_Task material_
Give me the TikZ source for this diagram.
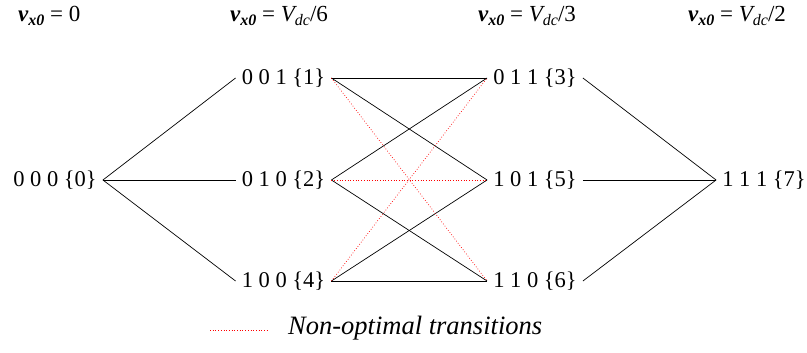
\documentclass[tikz,border=0pt]{standalone}
\usepackage{fontspec}
\setmainfont{LiberationSerif-Regular.ttf}[BoldFont=LiberationSerif-Bold.ttf, ItalicFont=LiberationSerif-Italic.ttf, BoldItalicFont=LiberationSerif-BoldItalic.ttf]
\begin{document}
\begin{tikzpicture}[x=1pt,y=-1pt,
  st/.style={font=\fontsize{22.5}{24}\selectfont, inner xsep=6pt, inner ysep=2pt},
  hd/.style={font=\fontsize{23}{26}\selectfont, anchor=base west, inner sep=0pt},
  ok/.style={draw=black, line width=0.7pt},
  bad/.style={draw=red, line width=0.7pt, dotted}]
\useasboundingbox (0,0) rectangle (807,353);
\newcommand{\vx}{{\bfseries\itshape v\raisebox{-0.35ex}{\fontsize{16}{17}\selectfont x0}}}
\newcommand{\vdc}{\textit{V\raisebox{-0.35ex}{\fontsize{16}{17}\selectfont dc}}}
% headers
\node[hd] (h0) at (18,22) {\vx\ = 0};
\node[hd] (h1) at (230,22) {\vx\ = \vdc/6};
\node[hd] (h2) at (478,22) {\vx\ = \vdc/3};
\node[hd] (h3) at (688,22) {\vx\ = \vdc/2};
% states
\node[st] (s0) at (55,180) {0 0 0 \{0\}};
\node[st] (s1) at (283.5,78) {0 0 1 \{1\}};
\node[st] (s2) at (283.5,180) {0 1 0 \{2\}};
\node[st] (s4) at (283.5,281) {1 0 0 \{4\}};
\node[st] (s3) at (535,78) {0 1 1 \{3\}};
\node[st] (s5) at (535,180) {1 0 1 \{5\}};
\node[st] (s6) at (535,281) {1 1 0 \{6\}};
\node[st] (s7) at (764,180) {1 1 1 \{7\}};
% optimal
\draw[ok] (s0.east) -- (s1.west);
\draw[ok] (s0.east) -- (s2.west);
\draw[ok] (s0.east) -- (s4.west);
\draw[ok] (s1.east) -- (s3.west);
\draw[ok] (s1.east) -- (s5.west);
\draw[ok] (s2.east) -- (s3.west);
\draw[ok] (s2.east) -- (s6.west);
\draw[ok] (s4.east) -- (s5.west);
\draw[ok] (s4.east) -- (s6.west);
\draw[ok] (s3.east) -- (s7.west);
\draw[ok] (s5.east) -- (s7.west);
\draw[ok] (s6.east) -- (s7.west);
% non-optimal
\draw[bad] (s1.east) -- (s6.west);
\draw[bad] (s2.east) -- (s5.west);
\draw[bad] (s4.east) -- (s3.west);
% legend
\coordinate (la) at (210,330);
\node[font=\fontsize{26.5}{28}\selectfont\itshape, anchor=west, inner sep=0pt] (lt) at (288,328) {Non-optimal transitions};
\coordinate (lb) at (268,330);
\draw[bad] (la) -- (lb);
\end{tikzpicture}
\end{document}
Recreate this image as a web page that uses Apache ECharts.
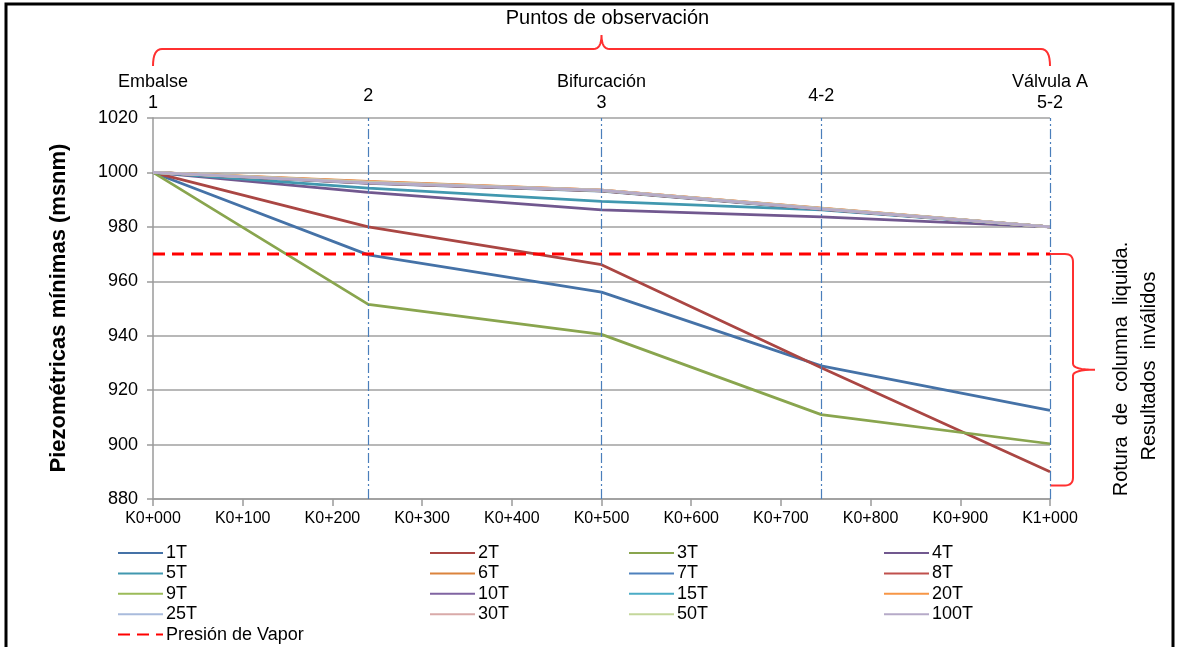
<!DOCTYPE html>
<html>
<head>
<meta charset="utf-8">
<script src="https://cdn.jsdelivr.net/npm/echarts@6/dist/echarts.min.js"></script>
<style>
html,body{margin:0;padding:0;background:#fff;}
#chart{width:1179px;height:647px;}
</style>
</head>
<body>
<div id="chart"></div>
<script>
// Observation points (chainage, m) and labels
const obsX = [0, 240, 500, 745, 1000];
const obsLabels = ['Embalse\n1', '2', 'Bifurcación\n3', '4-2', 'Válvula A\n5-2'];
const xTickLabels = ['K0+000','K0+100','K0+200','K0+300','K0+400','K0+500','K0+600','K0+700','K0+800','K0+900','K1+000'];
const yTicks = [880, 900, 920, 940, 960, 980, 1000, 1020];

// Minimum piezometric heads (msnm) at each observation point
const s1T   = [1000, 969.7, 956.0, 928.9, 912.6];
const s2T   = [1000, 980.0, 966.1, 928.2, 890.0];
const s3T   = [1000, 951.5, 940.5, 911.0, 900.3];
const s4T   = [1000, 992.7, 986.2, 983.7, 980.0];
const s5T   = [1000, 994.2, 989.4, 986.2, 980.0];
const s6T   = [1000, 996.7, 993.5, 986.9, 980.0];
const s7T   = [1000, 996.0, 993.1, 986.4, 980.0];
const s8T   = [1000, 996.1, 993.2, 986.5, 980.0];
const s9T   = [1000, 996.2, 993.3, 986.6, 980.0];
const s10T  = [1000, 996.2, 993.3, 986.6, 980.0];
const s15T  = [1000, 996.3, 993.4, 986.7, 980.0];
const s20T  = [1000, 996.5, 993.5, 986.8, 980.0];
const s25T  = [1000, 996.3, 993.4, 986.7, 980.0];
const s30T  = [1000, 996.4, 993.5, 986.8, 980.0];
const s50T  = [1000, 996.3, 993.4, 986.7, 980.0];
const s100T = [1000, 996.2, 993.4, 986.6, 980.0];
const vaporX = [0, 1000];
const vaporY = [970, 970];

const seriesNames  = ['1T','2T','3T','4T','5T','6T','7T','8T','9T','10T','15T','20T','25T','30T','50T','100T'];
const seriesValues = [s1T,s2T,s3T,s4T,s5T,s6T,s7T,s8T,s9T,s10T,s15T,s20T,s25T,s30T,s50T,s100T];
const seriesColors = ['#4572A7','#AA4643','#89A54E','#71588F','#4198AF','#DB843D','#4F81BD','#C0504D',
                      '#9BBB59','#8064A2','#4BACC6','#F79646','#A9BBDC','#D9AAA9','#C4D79B','#B6AAC8'];

const FONT = '"Liberation Sans", Arial, sans-serif';

const chart = echarts.init(document.getElementById('chart'), null, {renderer: 'canvas'});

const series = seriesNames.map((name, i) => {
  const s = {
    name: name,
    type: 'line',
    data: obsX.map((x, k) => [x, seriesValues[i][k]]),
    symbol: 'none',
    color: seriesColors[i],
    lineStyle: {color: seriesColors[i], width: 2.75},
    z: 3,
    silent: true,
    animation: false
  };
  if (i === 0) {
    s.markLine = {
      silent: true,
      symbol: ['none', 'none'],
      animation: false,
      lineStyle: {color: '#4A7EBB', width: 1.2, type: [10, 3, 2, 3]},
      label: {show: true, position: 'end', color: '#000', fontSize: 18, lineHeight: 21, fontFamily: FONT},
      data: obsX.map((x, k) => {
        const item = {xAxis: x, label: {formatter: obsLabels[k], distance: obsLabels[k].indexOf('\n') >= 0 ? 4 : 11}};
        if (k === 0) item.lineStyle = {color: 'rgba(0,0,0,0)', width: 0};
        return item;
      })
    };
  }
  return s;
});

series.push({
  name: 'Presión de Vapor',
  type: 'line',
  data: vaporX.map((x, k) => [x, vaporY[k]]),
  symbol: 'none',
  color: '#FF0000',
  lineStyle: {color: '#FF0000', width: 3, type: [12, 7]},
  z: 5,
  silent: true,
  animation: false
});

const legendCols = [
  ['1T','5T','9T','25T','Presión de Vapor'],
  ['2T','6T','10T','30T'],
  ['3T','7T','15T','50T'],
  ['4T','8T','20T','100T']
];
const legendLeft = [117, 429, 628, 883];

const option = {
  backgroundColor: '#fff',
  animation: false,
  textStyle: {fontFamily: FONT},
  grid: {left: 153, right: 129, top: 118, bottom: 148, containLabel: false},
  xAxis: {
    type: 'value', min: 0, max: 1000, interval: 100,
    axisLine: {show: true, lineStyle: {color: '#9a9a9a', width: 1.5}},
    axisTick: {show: true, length: 7, lineStyle: {color: '#9a9a9a', width: 1.5}},
    axisLabel: {color: '#000', fontSize: 16, margin: 12, fontFamily: FONT,
      formatter: v => xTickLabels[Math.round(v / 100)]},
    splitLine: {show: false}
  },
  yAxis: {
    type: 'value', min: yTicks[0], max: yTicks[yTicks.length - 1], interval: 20,
    axisLine: {show: true, lineStyle: {color: '#9a9a9a', width: 1.5}},
    axisTick: {show: true, length: 6, lineStyle: {color: '#9a9a9a', width: 1.5}},
    axisLabel: {color: '#000', fontSize: 18, margin: 15, fontFamily: FONT, formatter: v => String(v)},
    splitLine: {show: true, lineStyle: {color: '#a0a0a0', width: 1.5}}
  },
  legend: legendCols.map((cols, i) => ({
    orient: 'vertical',
    left: legendLeft[i],
    top: 544,
    height: 130,
    padding: 0,
    itemWidth: 45,
    itemHeight: 14,
    itemGap: 2.4,
    selectedMode: false,
    itemStyle: {opacity: 0},
    textStyle: {color: '#000', fontSize: 18, fontFamily: FONT, padding: [0, 0, 0, -2]},
    data: cols
  })),
  series: series
};
chart.setOption(option);

// Annotations positioned from the axes
const px = v => chart.convertToPixel({xAxisIndex: 0}, v);
const py = v => chart.convertToPixel({yAxisIndex: 0}, v);

function quad(p0, c, p1) {
  const pts = [];
  for (let t = 0; t <= 1.0001; t += 0.125) {
    const a = (1 - t) * (1 - t), b = 2 * (1 - t) * t, d = t * t;
    pts.push([a * p0[0] + b * c[0] + d * p1[0], a * p0[1] + b * c[1] + d * p1[1]]);
  }
  return pts;
}

const xl = px(0), xr = px(1000), xm = (xl + xr) / 2;
const yb = 49;
const topBrace = [].concat(
  quad([xl, 66], [xl, yb], [xl + 9, yb]),
  quad([xm - 8, yb], [xm, yb], [xm, yb - 14]),
  quad([xm, yb - 14], [xm, yb], [xm + 8, yb]),
  quad([xr - 9, yb], [xr, yb], [xr, 66])
);
const y1 = py(970), y2 = py(885), ym = (y1 + y2) / 2;
const xb = xr + 23;
const rightBrace = [].concat(
  [[xr, y1]],
  quad([xb - 8, y1], [xb, y1], [xb, y1 + 8]),
  quad([xb, ym - 6], [xb, ym], [xb + 22, ym]),
  quad([xb + 22, ym], [xb, ym], [xb, ym + 6]),
  quad([xb, y2 - 8], [xb, y2], [xb - 8, y2]),
  [[xr, y2]]
);

chart.setOption({
  graphic: [
    {type: 'rect', shape: {x: 6, y: 4, width: 1167, height: 670}, style: {fill: 'none', stroke: '#000', lineWidth: 3}, silent: true, z: 100},
    {type: 'text', x: xm + 6, y: 18, style: {text: 'Puntos de observación', font: '20px ' + FONT, fill: '#000', align: 'center', verticalAlign: 'middle'}, silent: true},
    {type: 'polyline', shape: {points: topBrace}, style: {fill: 'none', stroke: '#FF3030', lineWidth: 2}, silent: true},
    {type: 'polyline', shape: {points: rightBrace}, style: {fill: 'none', stroke: '#FF3030', lineWidth: 2}, silent: true},
    {type: 'text', x: 59, y: 308, rotation: Math.PI / 2, style: {text: 'Piezométricas mínimas (msnm)', font: 'bold 22px ' + FONT, fill: '#000', align: 'center', verticalAlign: 'middle'}, silent: true},
    {type: 'text', x: 1121, y: 369, rotation: Math.PI / 2, style: {text: 'Rotura  de  columna  liquida.', font: '20px ' + FONT, fill: '#000', align: 'center', verticalAlign: 'middle'}, silent: true},
    {type: 'text', x: 1149, y: 366, rotation: Math.PI / 2, style: {text: 'Resultados  inválidos', font: '20px ' + FONT, fill: '#000', align: 'center', verticalAlign: 'middle'}, silent: true}
  ]
});
</script>
</body>
</html>
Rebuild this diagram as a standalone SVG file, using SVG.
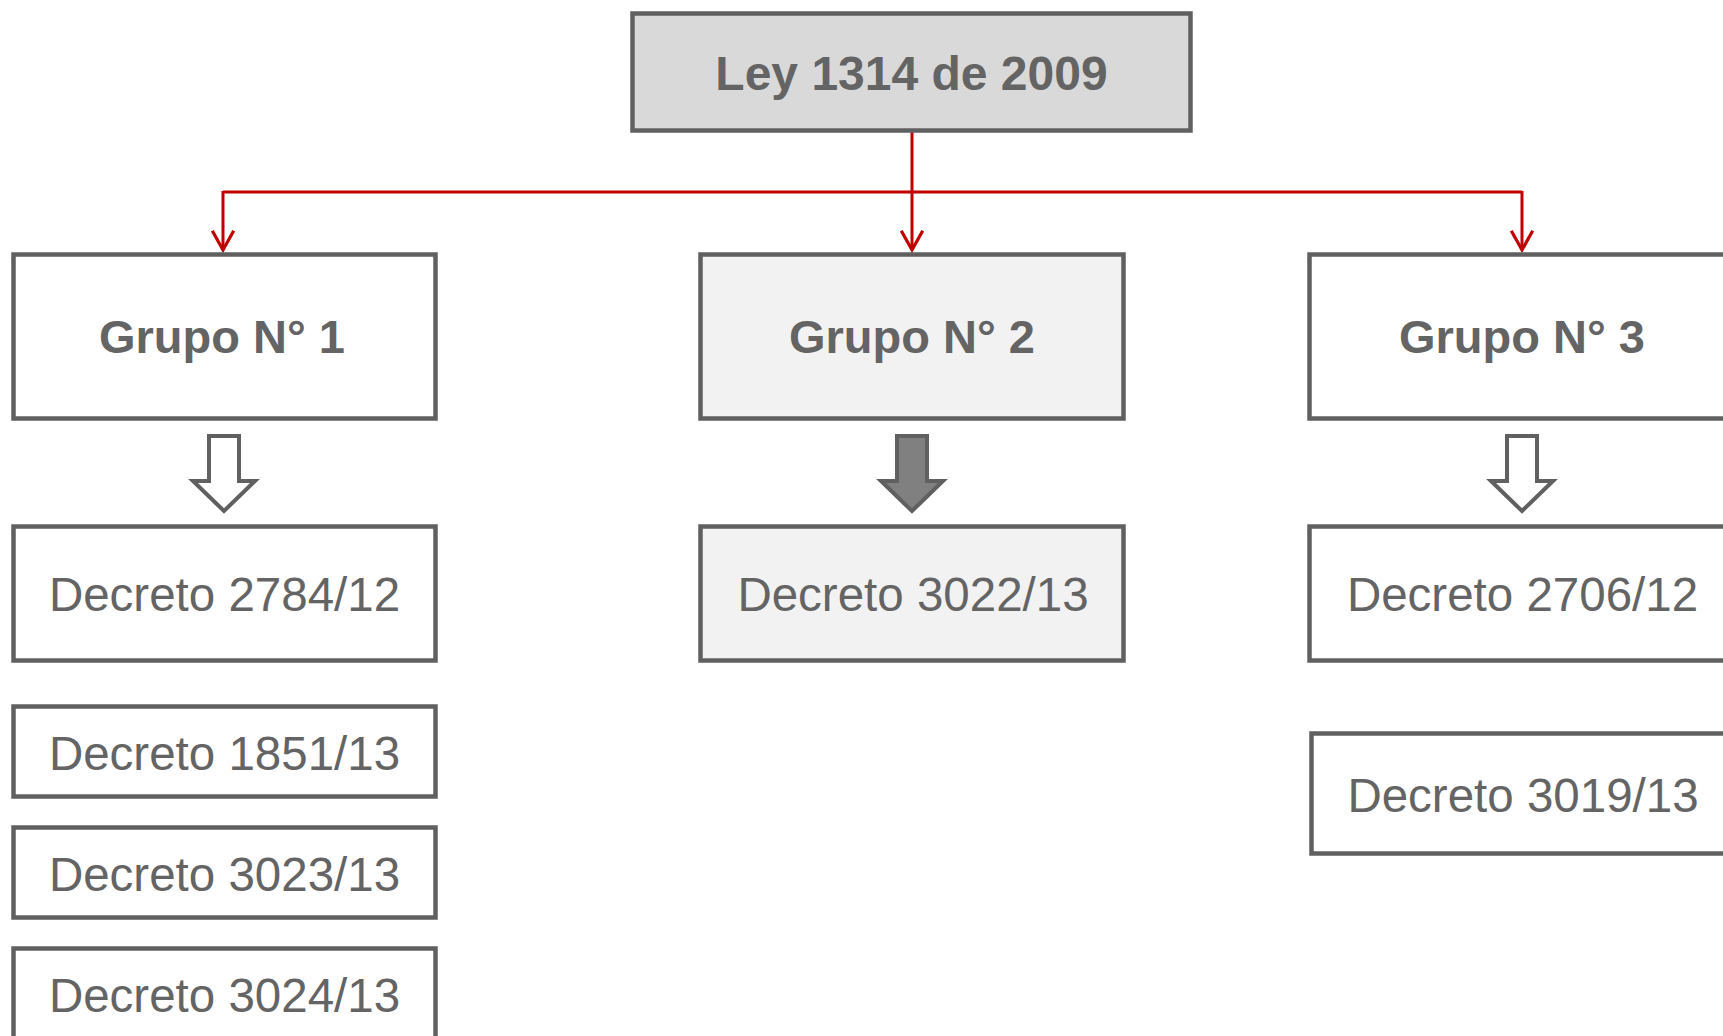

_Task brief_
In the listing above, find the lines holding the word "diagram" and copy them.

_Response to the exercise_
Give me the TikZ source for this diagram.
Rebuild this diagram as a standalone SVG file, using SVG.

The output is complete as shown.